支那事変に始まって大東亜戦争に終わった動乱期に地上及び航空諸作戦の支援部隊として、陸軍の気象隊があった。それはおおむね地味な後方部隊として認識されていたようですが、陸軍気象部を頂点に大東亜全域に配置された10指に及ぶ野戦気象隊を含め、膨大な組織を形成していた。作戦地の最前線の測候班は常に地上の敵とにらみ合い、あるいは敵の空襲の危険にさらされて任務遂行につき進んだと、田中耕二元大本営航空参謀(元航空自衛隊幕僚副長)が「陸軍気象史」の序文で述べられている。
この陸軍気象部は戦局の重大化に伴い航空部隊の気象の認識、利用については間然する余地の多かったことは戦訓として注目された。
気象が作戦に重大な影響があり、時としてはその勝負を左右するものであることは古来からよく知られている。武田軍と上杉軍の川中島合戦において、朝霧の奇襲攻撃は気象を利用した戦例としてよく挙げられる。
大東亞戦争でも、ソ連参戦に遭遇した気象隊の役目は測候所からキー局に入るモールスと同じような暗号の気象通報傍受による解読と天気図を作るまでの作業を行った。

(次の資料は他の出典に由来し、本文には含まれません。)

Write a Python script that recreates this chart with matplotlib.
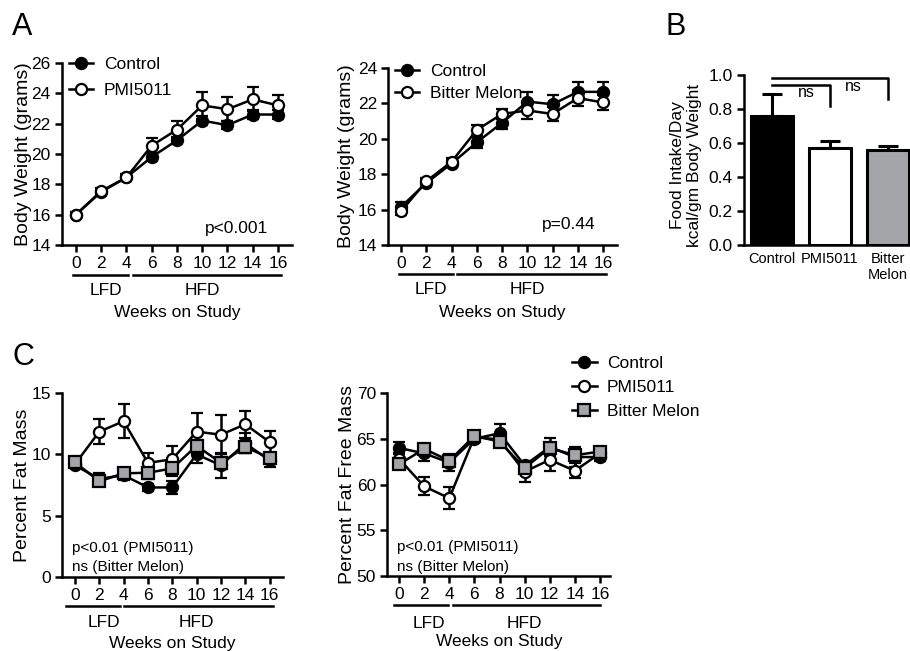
import numpy as np
import matplotlib
matplotlib.use("Agg")
import matplotlib.pyplot as plt

plt.rcParams["font.family"] = ["Liberation Sans", "DejaVu Sans"]

# --- Datos ---
weeks = [0, 2, 4, 6, 8, 10, 12, 14, 16]

bw1_control = [16.0, 17.5, 18.45, 19.8, 20.9, 22.2, 21.9, 22.6, 22.6]
bw1_control_err = [0.15, 0.2, 0.2, 0.25, 0.25, 0.3, 0.25, 0.3, 0.3]
bw1_pmi = [16.0, 17.55, 18.45, 20.55, 21.6, 23.2, 22.95, 23.6, 23.2]
bw1_pmi_err = [0.15, 0.2, 0.25, 0.5, 0.6, 0.9, 0.8, 0.8, 0.7]

bw2_control = [16.15, 17.5, 18.6, 19.8, 20.9, 22.1, 21.95, 22.65, 22.65]
bw2_control_err = [0.3, 0.25, 0.2, 0.3, 0.35, 0.55, 0.55, 0.55, 0.55]
bw2_bm = [15.9, 17.6, 18.7, 20.5, 21.4, 21.6, 21.4, 22.3, 22.05]
bw2_bm_err = [0.2, 0.2, 0.2, 0.3, 0.3, 0.5, 0.4, 0.45, 0.45]

food_groups = ["Control", "PMI5011", "Bitter\nMelon"]
food_intake = [0.76, 0.57, 0.56]
food_err = [0.13, 0.04, 0.02]

fat_control = [9.1, 8.0, 8.3, 7.3, 7.3, 10.0, 9.1, 10.9, 9.5]
fat_control_err = [0.2, 0.5, 0.4, 0.3, 0.5, 0.7, 1.0, 0.8, 0.5]
fat_pmi = [9.2, 11.85, 12.7, 9.3, 9.6, 11.85, 11.6, 12.45, 11.0]
fat_pmi_err = [0.2, 1.0, 1.4, 0.8, 1.1, 1.5, 1.6, 1.1, 0.9]
fat_bm = [9.35, 7.8, 8.45, 8.5, 8.85, 10.7, 9.3, 10.6, 9.7]
fat_bm_err = [0.3, 0.4, 0.4, 0.5, 0.6, 0.5, 0.5, 0.5, 0.4]

ffm_control = [64.0, 63.4, 62.4, 65.0, 65.6, 62.1, 64.1, 63.0, 63.0]
ffm_control_err = [0.6, 0.8, 0.9, 0.5, 1.0, 0.5, 1.0, 1.1, 0.4]
ffm_pmi = [62.8, 59.8, 58.5, 65.2, 64.9, 61.4, 62.7, 61.5, 63.4]
ffm_pmi_err = [0.5, 1.0, 1.2, 0.5, 0.7, 1.1, 1.2, 0.8, 0.5]
ffm_bm = [62.2, 63.9, 62.6, 65.3, 64.7, 61.8, 64.0, 63.2, 63.6]
ffm_bm_err = [0.5, 0.5, 0.6, 0.4, 0.5, 0.5, 0.5, 0.5, 0.4]

GRIS = "#a3a5a8"
LW = 1.8
FS = 12.5

estilos = {
    "Control": dict(marker="o", mfc="black", mec="black", ms=8),
    "PMI5011": dict(marker="o", mfc="white", mec="black", ms=8),
    "Bitter Melon": dict(marker="s", mfc=GRIS, mec="black", ms=8.5),
}


def estilo_ejes(ax):
    for s in ["top", "right"]:
        ax.spines[s].set_visible(False)
    for s in ["left", "bottom"]:
        ax.spines[s].set_linewidth(LW)
    ax.tick_params(width=LW, length=5, labelsize=FS, pad=3)


def serie(ax, y, err, nombre, estilo=None):
    c = ax.errorbar(weeks, y, yerr=err, color="black", lw=LW, capsize=4.5,
                    capthick=LW, elinewidth=LW, mew=1.6, label=nombre,
                    clip_on=False, **(estilo or estilos[nombre]))
    return c[0]


def leyenda(ax, handles, labels, anchor, spacing):
    ax.legend(handles, labels, loc="upper left", bbox_to_anchor=anchor, frameon=False,
              fontsize=FS, handlelength=1.4, handletextpad=0.6, labelspacing=spacing,
              borderaxespad=0)


def dietas(ax, lfd, hfd, y_linea, y_lfd, y_wk):
    tr = ax.get_xaxis_transform()
    ax.plot(lfd, [y_linea, y_linea], color="black", lw=LW, transform=tr, clip_on=False)
    ax.plot(hfd, [y_linea, y_linea], color="black", lw=LW, transform=tr, clip_on=False)
    ax.text(2.4, y_lfd, "LFD", transform=tr, ha="center", va="center", fontsize=FS)
    ax.text(10, y_lfd, "HFD", transform=tr, ha="center", va="center", fontsize=FS)
    ax.text(8, y_wk, "Weeks on Study", transform=tr, ha="center", va="center", fontsize=FS)


fig = plt.figure(figsize=(9.1, 6.51), dpi=100)

# --- A izquierda ---
ax1 = fig.add_axes([0.0681, 0.6237, 0.2527, 0.2796])
h1 = serie(ax1, bw1_control, bw1_control_err, "Control")
h2 = serie(ax1, bw1_pmi, bw1_pmi_err, "PMI5011")
ax1.set_xlim(-1.1, 17.1)
ax1.set_ylim(14, 26)
ax1.set_yticks(range(14, 27, 2))
ax1.set_xticks(weeks)
ax1.set_ylabel("Body Weight (grams)", fontsize=14)
ax1.yaxis.set_label_coords(-0.13, 0.5)
estilo_ejes(ax1)
ax1.text(0.896, 0.093, "p<0.001", transform=ax1.transAxes, ha="right", va="center", fontsize=FS)
leyenda(ax1, [h1, h2], ["Control", "PMI5011"], (0.0, 1.07), 0.6)
dietas(ax1, [-0.2, 4.1], [4.5, 16.25], -0.165, -0.25, -0.37)

# --- A derecha ---
ax2 = fig.add_axes([0.4264, 0.6237, 0.2516, 0.2719])
h1 = serie(ax2, bw2_control, bw2_control_err, "Control")
h2 = serie(ax2, bw2_bm, bw2_bm_err, "Bitter Melon", estilos["PMI5011"])
ax2.set_xlim(-1.03, 17.1)
ax2.set_ylim(14, 24)
ax2.set_yticks(range(14, 25, 2))
ax2.set_xticks(weeks)
ax2.set_ylabel("Body Weight (grams)", fontsize=14)
ax2.yaxis.set_label_coords(-0.144, 0.5)
estilo_ejes(ax2)
ax2.text(0.908, 0.113, "p=0.44", transform=ax2.transAxes, ha="right", va="center", fontsize=FS)
leyenda(ax2, [h1, h2], ["Control", "Bitter Melon"], (0.0, 1.06), 0.35)
dietas(ax2, [-0.16, 4.1], [4.45, 16.2], -0.164, -0.254, -0.379)

# --- B ---
ax3 = fig.add_axes([744 / 910, 0.6237, 166 / 910, 0.2611])
xb = np.arange(len(food_groups))
ax3.bar(xb, food_intake, width=0.72, color=["black", "white", GRIS],
        edgecolor="black", linewidth=2.2, zorder=2)
ax3.errorbar(xb, food_intake, yerr=[[0, 0, 0], food_err], fmt="none", ecolor="black",
             elinewidth=2.2, capsize=7, capthick=2.2, zorder=1)
ax3.set_xlim(-0.48, 2.38)
ax3.set_ylim(0, 1.0)
ax3.set_yticks(np.arange(0, 1.01, 0.2))
ax3.set_yticklabels([f"{v:.1f}" for v in np.arange(0, 1.01, 0.2)])
ax3.set_xticks(xb)
ax3.set_xticklabels(food_groups, fontsize=10.5, linespacing=1.2)
estilo_ejes(ax3)
ax3.tick_params(axis="x", length=0, labelsize=10.5, pad=5)
ax3.set_ylabel("Food Intake/Day\nkcal/gm Body Weight", fontsize=FS, linespacing=1.2)
ax3.yaxis.set_label_coords(-0.25, 0.47)
ax3.plot([0, 2, 2], [0.98, 0.98, 0.86], color="black", lw=LW, clip_on=False)
ax3.plot([0, 1, 1], [0.94, 0.94, 0.82], color="black", lw=LW, clip_on=False)
ax3.text(0.6, 0.895, "ns", ha="center", va="center", fontsize=11.5)
ax3.text(1.4, 0.93, "ns", ha="center", va="center", fontsize=11.5)

# --- C izquierda ---
ax4 = fig.add_axes([0.0681, 0.1137, 221 / 910, 0.2826])
serie(ax4, fat_control, fat_control_err, "Control")
serie(ax4, fat_pmi, fat_pmi_err, "PMI5011")
serie(ax4, fat_bm, fat_bm_err, "Bitter Melon")
ax4.set_xlim(-1.07, 17.1)
ax4.set_ylim(0, 15)
ax4.set_yticks([0, 5, 10, 15])
ax4.set_xticks(weeks)
ax4.set_ylabel("Percent Fat Mass", fontsize=14)
ax4.yaxis.set_label_coords(-0.142, 0.5)
estilo_ejes(ax4)
ax4.text(0.045, 0.158, "p<0.01 (PMI5011)", transform=ax4.transAxes, va="center", fontsize=11)
ax4.text(0.045, 0.054, "ns (Bitter Melon)", transform=ax4.transAxes, va="center", fontsize=11)
dietas(ax4, [-0.74, 3.7], [4.0, 16.25], -0.158, -0.25, -0.36)

# --- C derecha ---
ax5 = fig.add_axes([387 / 910, 0.1152, 223 / 910, 0.2811])
h1 = serie(ax5, ffm_control, ffm_control_err, "Control")
h2 = serie(ax5, ffm_pmi, ffm_pmi_err, "PMI5011")
h3 = serie(ax5, ffm_bm, ffm_bm_err, "Bitter Melon")
ax5.set_xlim(-0.96, 16.8)
ax5.set_ylim(50, 70)
ax5.set_yticks(range(50, 71, 5))
ax5.set_xticks(weeks)
ax5.set_ylabel("Percent Fat Free Mass", fontsize=14)
ax5.yaxis.set_label_coords(-0.14, 0.5)
estilo_ejes(ax5)
ax5.text(0.045, 0.158, "p<0.01 (PMI5011)", transform=ax5.transAxes, va="center", fontsize=11)
ax5.text(0.045, 0.049, "ns (Bitter Melon)", transform=ax5.transAxes, va="center", fontsize=11)
leyenda(ax5, [h1, h2, h3], ["Control", "PMI5011", "Bitter Melon"], (0.80, 1.24), 0.5)
dietas(ax5, [-0.4, 3.9], [4.3, 16.0], -0.158, -0.257, -0.36)

# --- Letras de panel ---
fig.text(12 / 910, 1 - 27 / 651, "A", fontsize=22, va="center")
fig.text(666 / 910, 1 - 27 / 651, "B", fontsize=22, va="center")
fig.text(12 / 910, 1 - 357 / 651, "C", fontsize=22, va="center")

plt.savefig("out.png", dpi=100)
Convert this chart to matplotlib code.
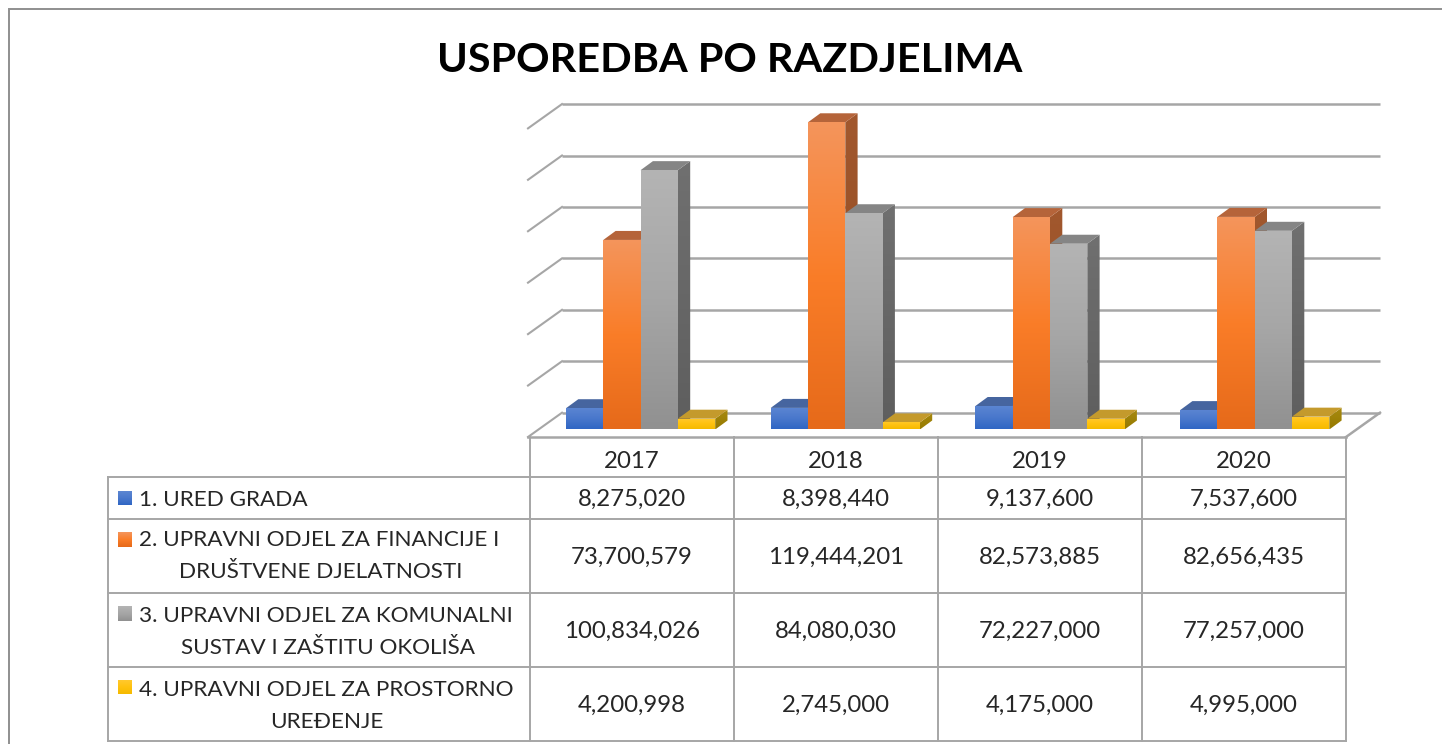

ビルマでは雨季明けの晴れた日を待って、航空作戦は気象隊の気象判断により、140機の大編成により、完全に晴れ上がったところを奇襲し、敵機の炎上撃破を38機の大戦果を収めたなど、さまざま作戦を行うための予報を行った。
なお、中川勇氏は終始陸軍気象関係に携わったので、陸軍気象組織の全容が過去の闇に没し去るのを惜しみ、また、多くの戦没気象関係軍人軍属のための鎮魂の念もだし難く、「陸軍気象史」を刊行した。この中には貴重な関係資料を収集しまとめられている。